Data block:
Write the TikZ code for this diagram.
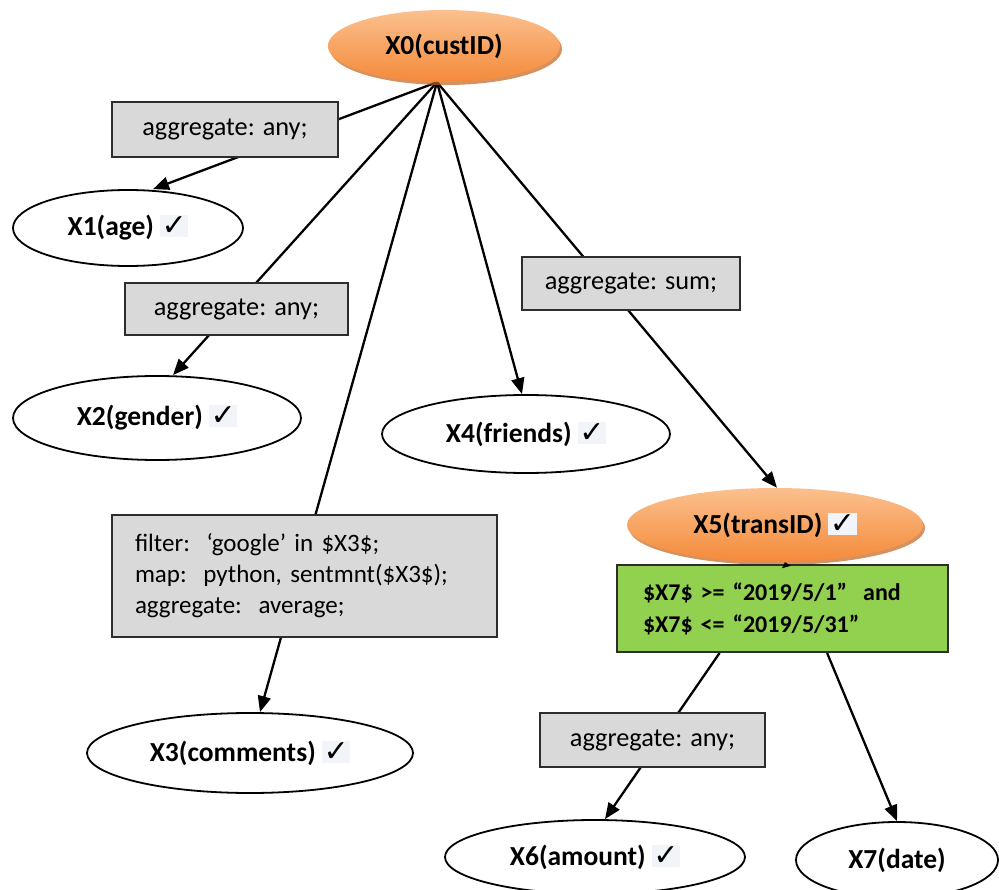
\documentclass[tikz,border=0pt]{standalone}
\usepackage{fontspec}
\setmainfont{Carlito}
\newfontfamily\symfont{DejaVu Sans}
\usetikzlibrary{shapes.geometric, arrows.meta, shadows, backgrounds, calc}

\definecolor{boxgray}{RGB}{217,217,217}
\definecolor{boxline}{RGB}{45,45,45}
\definecolor{filtergreen}{RGB}{146,208,80}
\definecolor{orangetop}{RGB}{251,192,142}
\definecolor{orangebot}{RGB}{244,138,58}
\definecolor{orangeshade}{RGB}{196,98,28}
\definecolor{tickbg}{RGB}{241,244,249}

% check mark on a faint tinted background
\newcommand\okmark{{\setlength{\fboxsep}{1.5pt}\colorbox{tickbg}{\fontsize{30}{30}\selectfont\symfont ✓}}}

\begin{document}
\begin{tikzpicture}[x=1pt, y=-1pt,
  leaf/.style={ellipse, draw=black, line width=1.8pt, fill=white, inner sep=0pt,
    font=\fontsize{27.5}{32}\selectfont\bfseries},
  keynode/.style={ellipse, draw=none, inner sep=0pt,
    top color=orangetop, bottom color=orangebot,
    drop shadow={shadow xshift=2pt, shadow yshift=-3pt, fill=orangeshade, opacity=0.7},
    font=\fontsize{27.5}{32}\selectfont\bfseries},
  opbox/.style={rectangle, draw=boxline, line width=2pt, fill=boxgray, inner sep=0pt,
    font=\fontsize{26.3}{31}\selectfont},
  edge/.style={line width=2.3pt, -{Triangle[length=16pt,width=13pt]}},
  hint/.style={line width=1pt, -{Triangle[length=5pt,width=9pt]}}
]
\useasboundingbox (0,0) rectangle (999,890);
\clip (0,0) rectangle (999,890);

% key nodes
\node[keynode, minimum width=232, minimum height=72] (X0) at (444,46) {X0(custID)};
\node[keynode, minimum width=296, minimum height=74] (X5) at (775,525) {X5(transID) \okmark};

% attribute nodes
\node[leaf, minimum width=230, minimum height=76] (X1) at (128,228) {X1(age) \okmark};
\node[leaf, minimum width=288, minimum height=84] (X2) at (157,418) {X2(gender) \okmark};
\node[leaf, minimum width=326, minimum height=80] (X3) at (250,753) {X3(comments) \okmark};
\node[leaf, minimum width=288, minimum height=78] (X4) at (526,434) {X4(friends) \okmark};
\node[leaf, minimum width=300, minimum height=74] (X6) at (595,857) {X6(amount) \okmark};
\node[leaf, minimum width=202, minimum height=76] (X7) at (897,860) {X7(date)};

% operation boxes
\node[opbox, minimum width=226, minimum height=55] (A1) at (225,129.5) {aggregate: any;};
\node[opbox, minimum width=223, minimum height=52] (A2) at (236.5,309) {aggregate: any;};
\node[opbox, minimum width=385, minimum height=122, text width=339, align=left,
  font=\fontsize{25}{31}\selectfont] (F3) at (304.5,576)
  {filter:\ \ ‘google’ in \$X3\$;\\map:\ \ python, sentmnt(\$X3\$);\\aggregate:\ \ average;};
\node[opbox, minimum width=218, minimum height=53] (A5) at (631,283.5) {aggregate: sum;};
\node[opbox, fill=filtergreen, minimum width=331, minimum height=87, text width=279, align=left,
  font=\fontsize{24}{32}\selectfont\bfseries] (G) at (782.5,608.5)
  {\$X7\$ >= “2019/5/1”\ \ and\\\$X7\$ <= “2019/5/31”};
\node[opbox, minimum width=225, minimum height=54] (A6) at (652.5,740) {aggregate: any;};

% connector start points
\coordinate (hub) at ($(X0.south)+(-7,0)$);
\coordinate (g6) at ($(G.south west)!0.311!(G.south east)$);
\coordinate (g7) at ($(G.south west)!0.634!(G.south east)$);

\begin{scope}[on background layer]
  \draw[edge] (hub) -- ([xshift=25pt]X1.north);
  \draw[edge] (hub) -- ([xshift=16pt]X2.north);
  \draw[edge] (hub) -- ([xshift=10pt]X3.north);
  \draw[edge] (hub) -- ([xshift=-4pt]X4.north);
  \draw[edge] (hub) -- ([xshift=2pt]X5.north);
  \draw[edge] (g6) -- ([xshift=10pt]X6.north);
  \draw[edge] (g7) -- (X7.north);
\end{scope}

\draw[hint] ([xshift=3pt]G.north) -- ([xshift=10pt]X5.south);
\end{tikzpicture}
\end{document}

The problem:
Restate exactly, please, only the lines between the start of the data and the line containing "minimum width=202, minimum", both ends included, skipping the pictures.

Exercise result:
Write the TikZ code for this diagram.
\documentclass[tikz,border=0pt]{standalone}
\usepackage{fontspec}
\setmainfont{Carlito}
\newfontfamily\symfont{DejaVu Sans}
\usetikzlibrary{shapes.geometric, arrows.meta, shadows, backgrounds, calc}

\definecolor{boxgray}{RGB}{217,217,217}
\definecolor{boxline}{RGB}{45,45,45}
\definecolor{filtergreen}{RGB}{146,208,80}
\definecolor{orangetop}{RGB}{251,192,142}
\definecolor{orangebot}{RGB}{244,138,58}
\definecolor{orangeshade}{RGB}{196,98,28}
\definecolor{tickbg}{RGB}{241,244,249}

% check mark on a faint tinted background
\newcommand\okmark{{\setlength{\fboxsep}{1.5pt}\colorbox{tickbg}{\fontsize{30}{30}\selectfont\symfont ✓}}}

\begin{document}
\begin{tikzpicture}[x=1pt, y=-1pt,
  leaf/.style={ellipse, draw=black, line width=1.8pt, fill=white, inner sep=0pt,
    font=\fontsize{27.5}{32}\selectfont\bfseries},
  keynode/.style={ellipse, draw=none, inner sep=0pt,
    top color=orangetop, bottom color=orangebot,
    drop shadow={shadow xshift=2pt, shadow yshift=-3pt, fill=orangeshade, opacity=0.7},
    font=\fontsize{27.5}{32}\selectfont\bfseries},
  opbox/.style={rectangle, draw=boxline, line width=2pt, fill=boxgray, inner sep=0pt,
    font=\fontsize{26.3}{31}\selectfont},
  edge/.style={line width=2.3pt, -{Triangle[length=16pt,width=13pt]}},
  hint/.style={line width=1pt, -{Triangle[length=5pt,width=9pt]}}
]
\useasboundingbox (0,0) rectangle (999,890);
\clip (0,0) rectangle (999,890);

% key nodes
\node[keynode, minimum width=232, minimum height=72] (X0) at (444,46) {X0(custID)};
\node[keynode, minimum width=296, minimum height=74] (X5) at (775,525) {X5(transID) \okmark};

% attribute nodes
\node[leaf, minimum width=230, minimum height=76] (X1) at (128,228) {X1(age) \okmark};
\node[leaf, minimum width=288, minimum height=84] (X2) at (157,418) {X2(gender) \okmark};
\node[leaf, minimum width=326, minimum height=80] (X3) at (250,753) {X3(comments) \okmark};
\node[leaf, minimum width=288, minimum height=78] (X4) at (526,434) {X4(friends) \okmark};
\node[leaf, minimum width=300, minimum height=74] (X6) at (595,857) {X6(amount) \okmark};
\node[leaf, minimum width=202, minimum height=76] (X7) at (897,860) {X7(date)};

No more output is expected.